7. Relationship of Parties
7.1 You and Saunders 1865 are independent contractors, and nothing in this Agreement will create any partnership, joint venture, agency, franchise, or employment relationship between the parties.
7.2 You will have no authority to make or accept any offers or representations on our behalf.
7.3 You shall be solely responsible for any taxes payable by you on your referral monies received from Saunders 1865.
8. Limitation of Liability
8.1 Saunders 1865 will not be liable for indirect, special, or consequential damages, or any loss of revenue, profits, or data, arising in connection with your membership of the Program. Further, in any event Saunders 1865’s total aggregate liability arising from the Program will not exceed the total referrals paid or payable to you under the Program.
9. Confidentiality & Data Protection
9.1 Both parties shall treat this Agreement and any information they may have obtained or received in relation thereto or arising out of or in connection with the performance of the Agreement or its negotiation or relating to the business or affairs of the other as private and confidential and neither party shall publish or disclose the same or any particulars thereof without the prior written consent of the other or as may be permitted under the later provision of this Clause.
9.2 The obligations expressed in Clause 9.1 above shall not apply to any information which:
is or subsequently comes into the public domain otherwise than by breach of this Clause
is already in the possession of the Ambassador without an accompanying obligation of confidentiality
is obtained from a third party who is free to divulge the same
is independently and lawfully developed by the Ambassador or its sub-Contractor outside the scope of the Agreement.
9.3 All intellectual property rights in all works or supplies provided under this Agreement which are written or produced on a bespoke or customised basis, including, without limitation, all future such rights when the said works are created, shall be owned by Saunders 1865 and the Ambassador shall ensure that it executes all documents necessary to effect such ownership. Where the Ambassador provides existing intellectual property right protected material to Saunders 1865 under this Agreement it shall disclose to Saunders 1865 who warrants it has the right to do so and shall fully indemnify and hold Saunders 1865 harmless against all loss or liability arising from any third party intellectual property rights claims arising both from such existing material and in relation to any such bespoke work.

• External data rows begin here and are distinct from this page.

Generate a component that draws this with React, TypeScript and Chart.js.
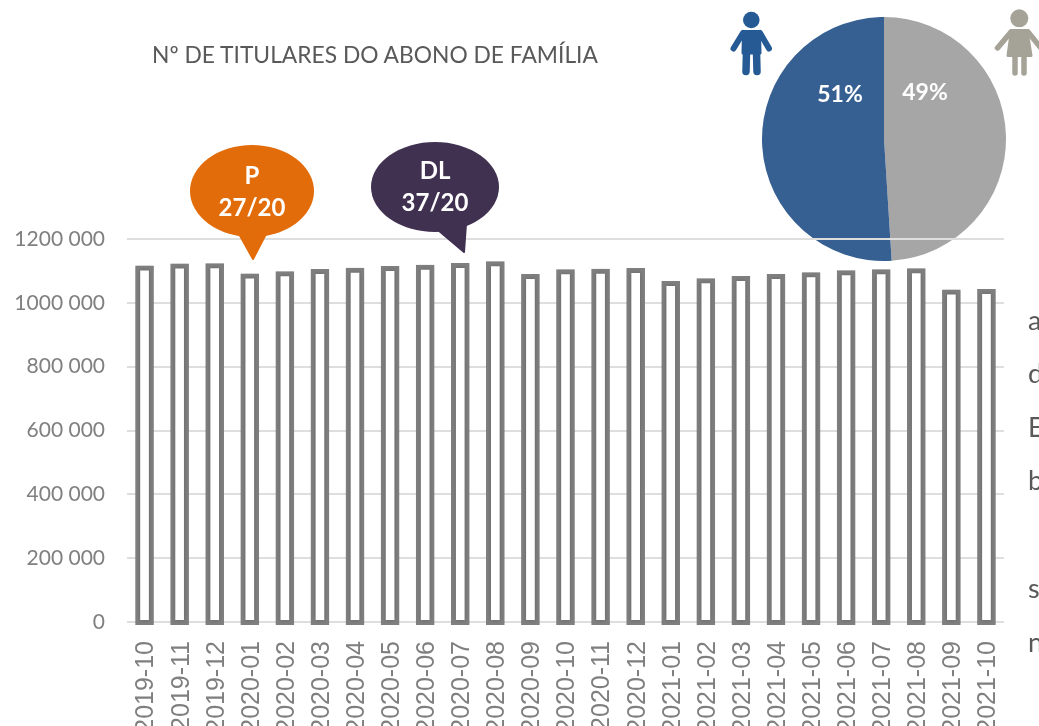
import React, { useEffect, useRef } from "react";
import { Chart, registerables } from "chart.js";

Chart.register(...registerables);

const months = [
  "2019-10", "2019-11", "2019-12", "2020-01", "2020-02", "2020-03", "2020-04", "2020-05", "2020-06",
  "2020-07", "2020-08", "2020-09", "2020-10", "2020-11", "2020-12", "2021-01", "2021-02", "2021-03",
  "2021-04", "2021-05", "2021-06", "2021-07", "2021-08", "2021-09", "2021-10",
];
const holders = [
  1116000, 1122000, 1123000, 1091000, 1098000, 1105000, 1109000, 1114000, 1118000,
  1124000, 1129000, 1089000, 1104000, 1106000, 1108000, 1067000, 1076000, 1083000,
  1089000, 1095000, 1101000, 1104000, 1107000, 1041000, 1042000,
];
const genderLabels = ["Mulheres", "Homens"];
const genderShares = [49, 51];
const genderColors = ["#A6A6A6", "#376092"];
const clippedLetters = [
  { t: "a", y: 322 }, { t: "d", y: 375 }, { t: "E", y: 429 },
  { t: "b", y: 482 }, { t: "s", y: 590 }, { t: "n", y: 644 },
];
const titleText = "Nº DE TITULARES DO ABONO DE FAMÍLIA";

const abs = (l: number, t: number, w: number, h: number): React.CSSProperties => ({
  position: "absolute", left: l, top: t, width: w, height: h,
});

const barShadow = {
  id: "barShadow",
  beforeDatasetsDraw(chart: any) {
    const c = chart.ctx;
    c.save();
    c.shadowColor = "rgba(0,0,0,0.22)";
    c.shadowBlur = 4;
  },
  afterDatasetsDraw(chart: any) {
    chart.ctx.restore();
  },
};

export default function App() {
  const barRef = useRef<HTMLCanvasElement>(null);
  const pieRef = useRef<HTMLCanvasElement>(null);

  useEffect(() => {
    const pie = new Chart(pieRef.current!, {
      type: "pie",
      data: {
        labels: genderLabels,
        datasets: [{ data: genderShares, backgroundColor: genderColors, borderWidth: 0 }],
      },
      options: {
        responsive: false,
        animation: false,
        layout: { padding: 0 },
        plugins: { legend: { display: false }, tooltip: { enabled: false } },
      },
    });
    const bar = new Chart(barRef.current!, {
      type: "bar",
      data: {
        labels: months,
        datasets: [{
          data: holders,
          base: -8000,
          clip: false,
          backgroundColor: "#FFFFFF",
          borderColor: "#7F7F7F",
          borderWidth: 5,
          borderSkipped: false,
          barThickness: 18,
        } as any],
      },
      plugins: [barShadow],
      options: {
        responsive: false,
        animation: false,
        layout: { padding: { top: 239, right: 35, left: 0, bottom: 0 } },
        plugins: { legend: { display: false }, tooltip: { enabled: false } },
        scales: {
          x: {
            grid: { display: false },
            border: { display: false },
            afterFit: (s: any) => { s.height = 138; },
            ticks: {
              autoSkip: false,
              minRotation: 90,
              maxRotation: 90,
              padding: 11,
              labelOffset: 2,
              color: "#7F7F7F",
              font: { family: "'Liberation Sans'", size: 25 },
            },
          },
          y: {
            min: 0,
            max: 1200000,
            afterFit: (s: any) => { s.width = 127; },
            grid: { color: "#DEDEDE", lineWidth: 2, drawTicks: false },
            border: { display: false },
            ticks: {
              stepSize: 200000,
              padding: 22,
              color: "#808080",
              font: { family: "Lato", size: 21 },
              callback: (v: any) => {
                const n = Number(v);
                if (n === 0) return "0";
                const th = Math.floor(n / 1000);
                return `${th} 000`;
              },
            },
          },
        },
      },
    });
    return () => { bar.destroy(); pie.destroy(); };
  }, []);

  return (
    <div style={{ position: "fixed", left: 0, top: 0, width: 1039, height: 726, overflow: "hidden", background: "#fff", fontFamily: "Lato" }}>
      <canvas ref={pieRef} width={244} height={244} style={{ ...abs(762, 17, 244, 244), display: "block" }} />
      <canvas ref={barRef} width={1039} height={760} style={{ ...abs(0, 0, 1039, 760), display: "block" }} />
      <div style={{ position: "absolute", left: 152, top: 40, fontSize: 22.8, lineHeight: "28px", color: "#595959", whiteSpace: "nowrap" }}>{titleText}</div>
      {clippedLetters.map((c) => (
        <div key={c.y} style={{ position: "absolute", left: 1028, top: c.y - 18, fontSize: 27, lineHeight: "32px", color: "#595959" }}>{c.t}</div>
      ))}
      <svg width={1039} height={726} style={{ position: "absolute", left: 0, top: 0 }}>
        <g fill="#E36C0A">
          <ellipse cx={252} cy={191} rx={62} ry={46} />
          <path d="M238 232 L253 259 L267 232 Z" strokeLinejoin="round" stroke="#E36C0A" strokeWidth={2} />
        </g>
        <g fill="#403151">
          <ellipse cx={435} cy={187} rx={64} ry={45} />
          <path d="M438 230 L464 252 L466 224 Z" strokeLinejoin="round" stroke="#403151" strokeWidth={2} />
        </g>
        <g fill="#FFFFFF" fontFamily="Lato" fontWeight={700} fontSize={24} textAnchor="middle">
          <text x={252} y={184}>P</text>
          <text x={252} y={216}>27/20</text>
          <text x={435} y={179}>DL</text>
          <text x={435} y={211}>37/20</text>
          <text x={840} y={102} fontSize={23}>51%</text>
          <text x={925} y={100} fontSize={23}>49%</text>
        </g>
        <g fill="#255A95" stroke="#255A95" strokeLinecap="round" strokeLinejoin="round">
          <circle cx={751.3} cy={20} r={8.3} stroke="none" />
          <path d="M743.5 31.5 H759.5 L760 53 H743 Z" strokeWidth={3} />
          <path d="M743 33 L733.5 48.5 M760 33 L769 48.5" strokeWidth={6} fill="none" />
          <path d="M746.5 52 L746 71.5 M756.5 52 L757 71.5" strokeWidth={7.5} fill="none" />
        </g>
        <g fill="#A5A297" stroke="#A5A297" strokeLinecap="round" strokeLinejoin="round">
          <circle cx={1019.3} cy={18.3} r={9} stroke="none" />
          <path d="M1011.5 30.5 H1027 L1031 55.5 H1008 Z" strokeWidth={3} />
          <path d="M1011 32 L997.5 48 M1028 32 L1041 48" strokeWidth={5.5} fill="none" />
          <path d="M1015 56 V73 M1024 56 V73" strokeWidth={5.5} fill="none" />
        </g>
      </svg>
    </div>
  );
}
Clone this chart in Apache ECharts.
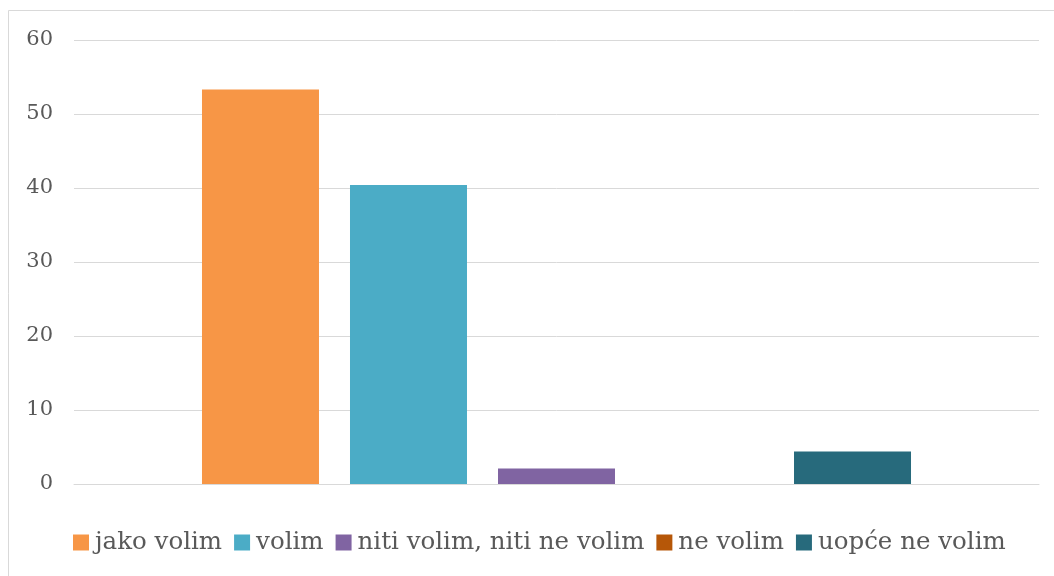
<!DOCTYPE html>
<html><head><meta charset="utf-8">
<script src="https://cdn.jsdelivr.net/npm/echarts@6/dist/echarts.min.js"></script>
<style>html,body{margin:0;padding:0;background:#fff}#c{width:1054px;height:576px}</style>
</head><body><div id="c"></div>
<script>
const categories = [''];
const seriesNames = ['jako volim', 'volim', 'niti volim, niti ne volim', 'ne volim', 'uopće ne volim'];
const seriesValues = [53.3, 40.4, 2.1, 0, 4.4];
const seriesColors = ['#F79646', '#4BACC6', '#8064A2', '#B65708', '#276A7C'];
const yTicks = [0, 10, 20, 30, 40, 50, 60];

const chart = echarts.init(document.getElementById('c'), null, {renderer: 'canvas'});
const font = 'DejaVu Serif';
chart.setOption({
  animation: false,
  backgroundColor: '#fff',
  graphic: [{type: 'rect', shape: {x: 8.5, y: 10.5, width: 1100, height: 700}, style: {fill: 'none', stroke: '#d9d9d9', lineWidth: 1}, silent: true}],
  grid: {left: 74, right: 15, top: 40, bottom: 92, containLabel: false},
  legend: {
    left: 73, top: 530, padding: 0, itemWidth: 16, itemHeight: 16, itemGap: 12,
    icon: 'rect',
    textStyle: {fontFamily: font, fontSize: 24.5, color: '#595959', padding: [2, 0, 0, 1]},
    data: seriesNames
  },
  xAxis: {type: 'category', data: categories, axisLine: {show: true, lineStyle: {color: '#d9d9d9'}}, axisTick: {show: false}, axisLabel: {show: false}},
  yAxis: {
    type: 'value', min: yTicks[0], max: yTicks[yTicks.length - 1], interval: 10,
    axisLine: {show: false}, axisTick: {show: false},
    axisLabel: {fontFamily: font, fontSize: 21, color: '#595959', margin: 21, padding: [2, 0, 0, 0]},
    splitLine: {lineStyle: {color: '#d9d9d9', width: 1}}
  },
  series: seriesNames.map((n, i) => ({
    name: n, type: 'bar', data: [seriesValues[i]],
    barWidth: 117, barGap: '26.5%',
    itemStyle: {color: seriesColors[i]}
  }))
});
</script></body></html>
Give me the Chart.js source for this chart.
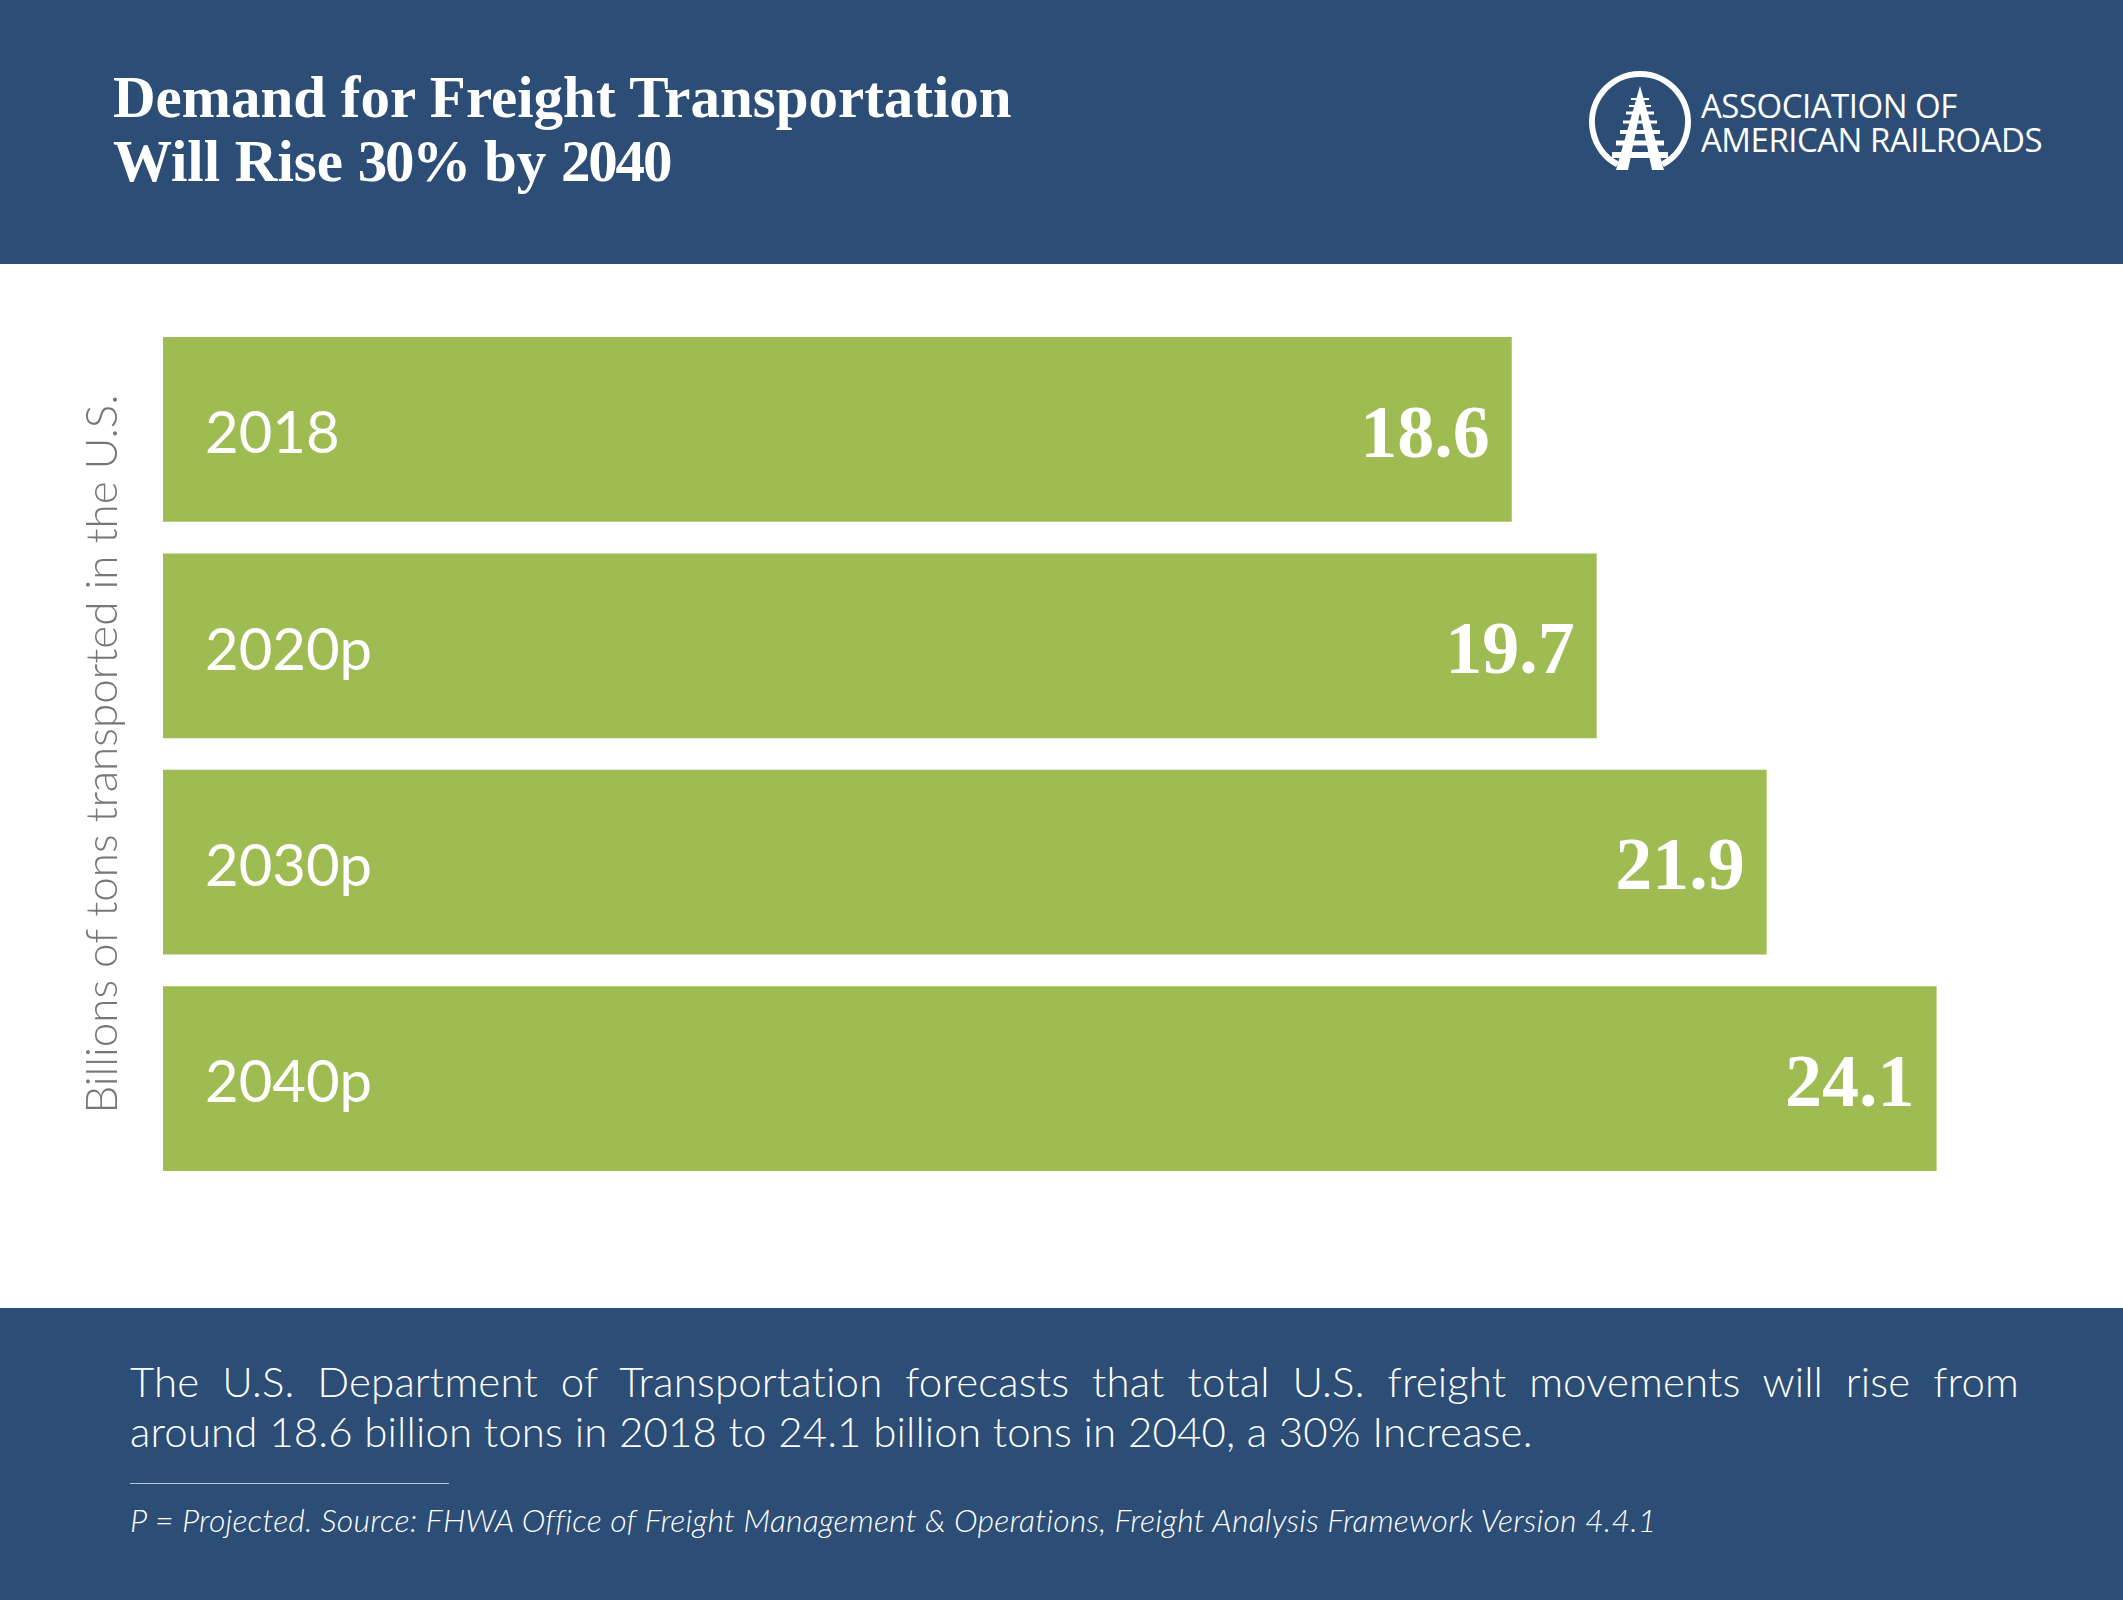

Except as provided above both parties retain ownership of their pre-existing intellectual property rights protected material.
9.4 On the conclusion or termination of the Agreement both parties shall cease to use all copies of confidential information obtained from the other except in so far as the law requires the information be retained in which event it shall be kept until such period is over and in any event kept strictly confidential under the provisions of this clause.
9.5 The obligations relating to confidentiality shall continue notwithstanding termination of this Agreement until such time as the information is no longer confidential in nature.
9.6 The parties agree that all information shall remain the sole and exclusive property of the disclosing party, and that no rights whatsoever are granted to either party by virtue of their disclosure or otherwise. The parties understand and agree that the information may contain trade secrets; copyrighted, trademarked, or similarly owned the licensed information; proprietary information; or other confidential information, ideas, patents, and the like.
9.7 The terms of your membership of the Program shall be kept confidential between the parties.
10. Jurisdiction & Severability
10.1 If any provision of these terms is held invalid, illegal or unenforceable for any reason by any Court of competent jurisdiction, such provision shall be severed and the remainder of the provisions of these terms shall continue in full force and effect as if the terms had been executed with the illegal or unenforceable provision eliminated.
10.2 The parties irrevocably submit to the exclusive jurisdiction of English Courts for the determination of any dispute.